Study #1: Curcumin Reduces Symptoms of Mood Disorders
A double-blind placebo study recruited 56 individuals with major depression. It was led by Adrian Lopresti, Ph.D. at Murdoch University Australia, and published in 2014 in the Journal of Affective Disorders.
Over a period of 8 weeks, the study participants received a high-quality extract containing turmeric’s main compound – curcumin. The results showed a significant reduction in symptoms of depression. However, even more impressively in this context, participants also saw their anxiety levels reduce.
Lopresti’s team concluded:
“Curcumin’s positive antidepressant and anti-anxiety effects are likely due to its ability to normalize specific physiological pathways. It appears to elevate neurotransmitters such as serotonin while lowering stress hormones, such as cortisol and is a potent antioxidant and anti-inflammatory. Curcumin also provides protection to the brain.”
Study #2: Curcumin Fights Stress-Related Anxiety
Stress and anxiety are strongly correlated. In both conditions, you’ll typically see an increase in cortisol, the stress hormone that is also detrimental to our physical health.
According to a 2006 study published in Brain Research, chronic stress and anxiety can down-regulate brain-derived neurotrophic factor (BDNF), a protein that stimulates the growth of new cells in your brain.
Specifically, stress may lower BDNF levels in the hippocampus, an area of the brain which regulates your mood and cognitive function. However, Ying Xu, the leading scientist in the study, found that chronic administration of turmeric’s main compound curcumin blocked stress-induced reductions in BDNF levels.
The study team concluded: “These results provide compelling evidence that the behavioral effects of curcumin in chronically stressed animals, and by extension humans, may be related to their modulating effects on the HPA axis and neurotrophin factor expressions.”
Turmeric Dosage for Anxiety
While there’s no official agreement on effective turmeric or curcumin dose, the World Health Organization (WHO) deems 1.4mg per pound of body weight to be an acceptable daily dose. (source)
Higher doses of curcumin or turmeric aren’t recommended as long-term research on their effects is lacking.
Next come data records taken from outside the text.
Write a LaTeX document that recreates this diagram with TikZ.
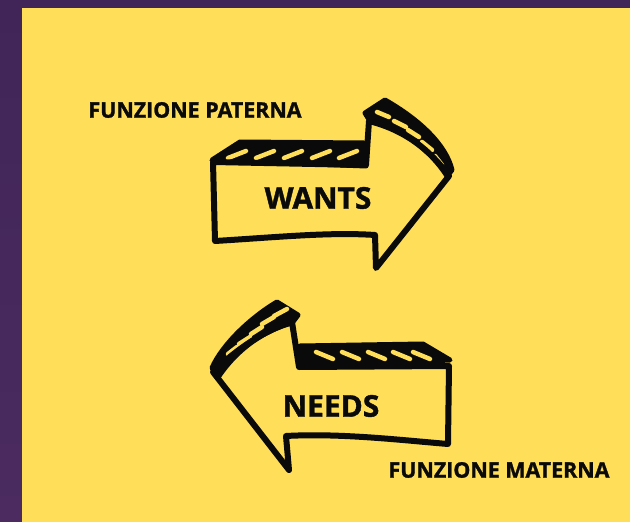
\documentclass[tikz,border=0pt]{standalone}
\usepackage{fontspec}
\setmainfont{Open Sans}
\newfontfamily\grassetto[BoldFeatures={FakeBold=1.3}]{Open Sans}
\usetikzlibrary{shapes}

\definecolor{fondo}{HTML}{412558}
\definecolor{fondob}{HTML}{4B2B60}
\definecolor{giallo}{HTML}{FFDE59}
\definecolor{nero}{HTML}{0A0A0A}

\tikzset{
  bordo/.style={draw=nero, line width=6pt, line join=round, line cap=round},
  tratteggio/.style={fill=nero, draw=nero, line width=5pt, line join=round},
  fessura/.style={draw=giallo, line width=4.5pt, line cap=round},
  etichetta/.style={font=\grassetto\bfseries\fontsize{21.4}{26}\selectfont, text=nero, inner sep=0pt},
  parola/.style={font=\grassetto\bfseries\fontsize{30}{35}\selectfont, text=nero, inner sep=0pt}
}

\begin{document}
\begin{tikzpicture}[x=1pt, y=-1pt]
      % Sfondo
      \useasboundingbox (0,0) rectangle (630,522);
      \shade[top color=fondo, bottom color=fondob] (0,0) rectangle (630,522);
      \fill[giallo] (22,8) rectangle (630,522);

      % Freccia destra (wants)
      \draw[tratteggio] (212,160) -- (240,142) -- (364,143) -- (366,166) -- cycle;
      \draw[tratteggio] (365,113) -- (385,100) .. controls (420,120) and (446,145) .. (452,170)
            -- (447,176) .. controls (430,150) and (405,130) .. (370,121) -- cycle;
      \foreach \x in {228,256,284,312,339}
        \draw[fessura] (\x,158) -- ++(18,-7);
      \foreach \a/\b/\c/\d in {377/112/389/117, 394/121/406/127, 408/130/419/137, 422/142/432/150, 435/156/442/165}
        \draw[fessura] (\a,\b) -- (\c,\d);
      \draw[bordo] (213,162) -- (366,165) -- (369,121) .. controls (405,130) and (430,150) .. (449,176)
            -- (376,268) -- (375,235) .. controls (330,232) and (280,237) .. (215,241) -- cycle;

      % Freccia sinistra (needs)
      \draw[tratteggio] (300,346) -- (423,344) -- (450,360) -- (300,367) -- cycle;
      \draw[tratteggio] (277,302) -- (298,315) -- (292,323) .. controls (265,330) and (238,348) .. (219,376)
            -- (212,368) .. controls (222,345) and (250,318) .. cycle;
      \foreach \x in {316,342,368,393,413}
        \draw[fessura] (\x,352) -- ++(17,7);
      \foreach \a/\b/\c/\d in {274/316/287/309, 262/324/274/317, 251/334/262/327, 239/344/250/337, 228/354/237/347}
        \draw[fessura] (\a,\b) -- (\c,\d);
      \draw[bordo] (213,372) .. controls (238,348) and (265,330) .. (292,322) -- (299,367) -- (449,366)
            -- (448,444) .. controls (400,440) and (340,433) .. (286,436) -- (289,470) -- cycle;

      % Testi
      \node[etichetta] (paterna) at (195,110) {FUNZIONE PATERNA};
      \node[parola] (wants) at (318,198) {WANTS};
      \node[parola] (needs) at (331,406) {NEEDS};
      \node[etichetta] (materna) at (499,470) {FUNZIONE MATERNA};
\end{tikzpicture}
\end{document}
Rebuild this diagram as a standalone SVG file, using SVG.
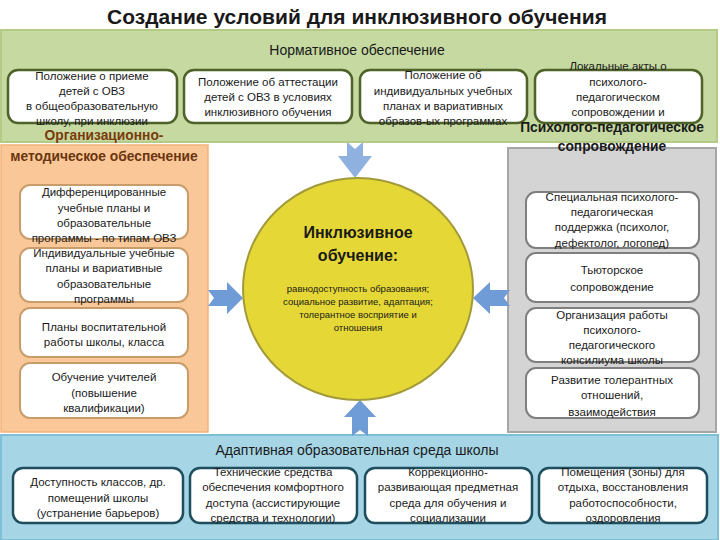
<svg xmlns="http://www.w3.org/2000/svg" width="720" height="540" viewBox="0 0 720 540">
<defs>
<style>
text{font-family:"Liberation Sans",Arial,sans-serif;text-anchor:middle;fill:#1a1a1a}
.t{font-size:11.5px}
.h{font-size:14px}
.hb{font-size:13.8px;font-weight:bold}
.title{font-size:21px;font-weight:bold}
.gb{fill:#fff;stroke:#4f6228;stroke-width:2.5}
.ob{fill:#fff;stroke:#c99c6c;stroke-width:2}
.sb{fill:#fff;stroke:#7f7f7f;stroke-width:2}
.bb{fill:#fff;stroke:#1f4e5e;stroke-width:2.5}
.arr{fill:#6f9bd6}
</style>
</defs>
<rect width="720" height="540" fill="#fff"/>
<text class="title" x="357" y="24">Создание условий для инклюзивного обучения</text>

<g id="panel-normative">
<rect x="1" y="30" width="716" height="112" fill="#c5d9a1" stroke="#b3cb86" stroke-width="2"/>
<text class="h" x="357" y="55">Нормативное обеспечение</text>
</g>
<g id="panel-org">
<rect x="1" y="145" width="207" height="287" fill="#fac898" stroke="#f3b27a" stroke-width="1.5"/>
</g>
<g id="panel-psy">
<rect x="508" y="148" width="208" height="284" fill="#d4d4d4" stroke="#a6a6a6" stroke-width="2"/>
</g>
<g id="panel-adapt">
<rect x="1" y="435" width="717" height="105" fill="#a6d6e6" stroke="#7fc0d6" stroke-width="2"/>
<text class="h" x="357" y="455">Адаптивная образовательная среда школы</text>
</g>

<g id="n1"><rect class="gb" x="8" y="70" width="169" height="53" rx="10"/>
<text class="t" x="92" y="80">Положение о приеме</text>
<text class="t" x="92" y="95">детей с ОВЗ</text>
<text class="t" x="92" y="110">в общеобразовательную</text>
<text class="t" x="92" y="125">школу, при инклюзии</text></g>
<g id="n2"><rect class="gb" x="184" y="70" width="168" height="53" rx="10"/>
<text class="t" x="268" y="86">Положение об аттестации</text>
<text class="t" x="268" y="101">детей с ОВЗ в условиях</text>
<text class="t" x="268" y="116">инклюзивного обучения</text></g>
<g id="n3"><rect class="gb" x="360" y="70" width="167" height="53" rx="10"/>
<text class="t" x="443" y="79">Положение об</text>
<text class="t" x="443" y="95">индивидуальных учебных</text>
<text class="t" x="443" y="110">планах и вариативных</text>
<text class="t" x="443" y="125">образов-ых программах</text></g>
<g id="n4"><rect class="gb" x="535" y="70" width="167" height="53" rx="10"/>
<text class="t" x="618" y="70">Локальные акты о</text>
<text class="t" x="618" y="86">психолого-</text>
<text class="t" x="618" y="101">педагогическом</text>
<text class="t" x="618" y="116">сопровождении и</text></g>

<text class="hb" x="104" y="140" style="fill:#7a3b0a">Организационно-</text>
<text class="hb" x="104" y="161" style="fill:#6b3510">методическое обеспечение</text>
<text class="hb" x="612" y="132">Психолого-педагогическое</text>
<text class="hb" x="612" y="151">сопровождение</text>

<g id="o1"><rect class="ob" x="20" y="185" width="168" height="54" rx="10"/>
<text class="t" x="104" y="196">Дифференцированные</text>
<text class="t" x="104" y="212">учебные планы и</text>
<text class="t" x="104" y="227">образовательные</text>
<text class="t" x="104" y="242">программы - по типам ОВЗ</text></g>
<g id="o2"><rect class="ob" x="20" y="248" width="168" height="54" rx="10"/>
<text class="t" x="104" y="257">Индивидуальные учебные</text>
<text class="t" x="104" y="272">планы и вариативные</text>
<text class="t" x="104" y="288">образовательные</text>
<text class="t" x="104" y="303">программы</text></g>
<g id="o3"><rect class="ob" x="20" y="308" width="168" height="49" rx="10"/>
<text class="t" x="104" y="331">Планы воспитательной</text>
<text class="t" x="104" y="346">работы школы, класса</text></g>
<g id="o4"><rect class="ob" x="20" y="363" width="168" height="55" rx="10"/>
<text class="t" x="104" y="381">Обучение учителей</text>
<text class="t" x="104" y="397">(повышение</text>
<text class="t" x="104" y="412">квалификации)</text></g>

<g id="p1"><rect class="sb" x="526" y="192" width="173" height="56" rx="10"/>
<text class="t" x="612" y="201">Специальная психолого-</text>
<text class="t" x="612" y="216">педагогическая</text>
<text class="t" x="612" y="231">поддержка (психолог,</text>
<text class="t" x="612" y="247">дефектолог, логопед)</text></g>
<g id="p2"><rect class="sb" x="526" y="253" width="173" height="49" rx="10"/>
<text class="t" x="612" y="274">Тьюторское</text>
<text class="t" x="612" y="291">сопровождение</text></g>
<g id="p3"><rect class="sb" x="526" y="308" width="173" height="54" rx="10"/>
<text class="t" x="612" y="319">Организация работы</text>
<text class="t" x="612" y="334">психолого-</text>
<text class="t" x="612" y="349">педагогического</text>
<text class="t" x="612" y="364">консилиума школы</text></g>
<g id="p4"><rect class="sb" x="526" y="368" width="173" height="50" rx="10"/>
<text class="t" x="612" y="384">Развитие толерантных</text>
<text class="t" x="612" y="399">отношений,</text>
<text class="t" x="612" y="416">взаимодействия</text></g>

<g id="b1"><rect class="bb" x="13" y="468" width="170" height="55" rx="10"/>
<text class="t" x="98" y="486">Доступность классов, др.</text>
<text class="t" x="98" y="502">помещений школы</text>
<text class="t" x="98" y="517">(устранение барьеров)</text></g>
<g id="b2"><rect class="bb" x="190" y="468" width="167" height="55" rx="10"/>
<text class="t" x="273" y="476">Технические средства</text>
<text class="t" x="273" y="491">обеспечения комфортного</text>
<text class="t" x="273" y="507">доступа (ассистирующие</text>
<text class="t" x="273" y="522">средства и технологии)</text></g>
<g id="b3"><rect class="bb" x="365" y="468" width="167" height="55" rx="10"/>
<text class="t" x="448" y="476">Коррекционно-</text>
<text class="t" x="448" y="491">развивающая предметная</text>
<text class="t" x="448" y="507">среда для обучения и</text>
<text class="t" x="448" y="522">социализации</text></g>
<g id="b4"><rect class="bb" x="539" y="468" width="168" height="55" rx="10"/>
<text class="t" x="623" y="476">Помещения (зоны) для</text>
<text class="t" x="623" y="491">отдыха, восстановления</text>
<text class="t" x="623" y="507">работоспособности,</text>
<text class="t" x="623" y="522">оздоровления</text></g>

<g id="connectors">
<polygon class="arr" style="fill:#8eb1df" points="347,142 355,149 363,142 363,156 372,156 355,178 338,156 347,156"/>
<polygon class="arr" points="208,290 227,290 227,282 243,298 227,314 227,306 208,306 214,298"/>
<polygon class="arr" points="510,290 490,290 490,282 473,298 490,314 490,306 510,306 504,298"/>
<polygon class="arr" points="352,436 352,417 344,417 360,400 376,417 368,417 368,436 360,430"/>
</g>

<g id="center">
<ellipse cx="358" cy="289" rx="115" ry="111" fill="#e5d735" stroke="#a39b3a" stroke-width="2"/>
<text x="358" y="238" style="font-size:16px;font-weight:bold">Инклюзивное</text>
<text x="358" y="261" style="font-size:16px;font-weight:bold">обучение:</text>
<text x="358" y="292" style="font-size:9.5px">равнодоступность образования;</text>
<text x="358" y="305" style="font-size:9.5px">социальное развитие, адаптация;</text>
<text x="358" y="318" style="font-size:9.5px">толерантное восприятие и</text>
<text x="358" y="331" style="font-size:9.5px">отношения</text>
</g>
</svg>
Whatever type of turmeric you take, consider combining it with black pepper. Because, black pepper contains the compound ‘piperine’ which boosts turmeric’s absorption in your body by up to 2,000%. (source2)
Potential Risks of Using Turmeric for Anxiety
Although turmeric is generally safe, it’s still possible for you to experience side effects, depending on your genetics, lifestyle, diet, and other factors. The most common side effects of turmeric include:
- Upset Stomach
If taking a turmeric supplement, always start with the lowest dose to see how you react to it. And never go above the recommended dose on the label, even though high amounts of turmeric aren’t known to cause harm.
With everything said, remember that our article in for entertainment and informational purposes only! You should talk with a qualified professional before taking turmeric or any supplement, especially if you’re on any kind of medicine or have a condition!
So that concludes our article on Turmeric for Anxiety.
Anxiety is strongly correlated with conditions like chronic inflammation and elevated cortisol (stress hormone). Turmeric contains compounds – mainly curcumin – that have been shown in studies to help lower inflammation and cortisol levels.
Additionally, turmeric may help increase serotonin levels in the brain, which are associated with positive mood and calm thinking. Turmeric can also block the negative impacts of stress on the BDNF, a type of protein that stimulates brain cell growth in the hippocampus and is crucial for keeping symptoms of anxiety at bay.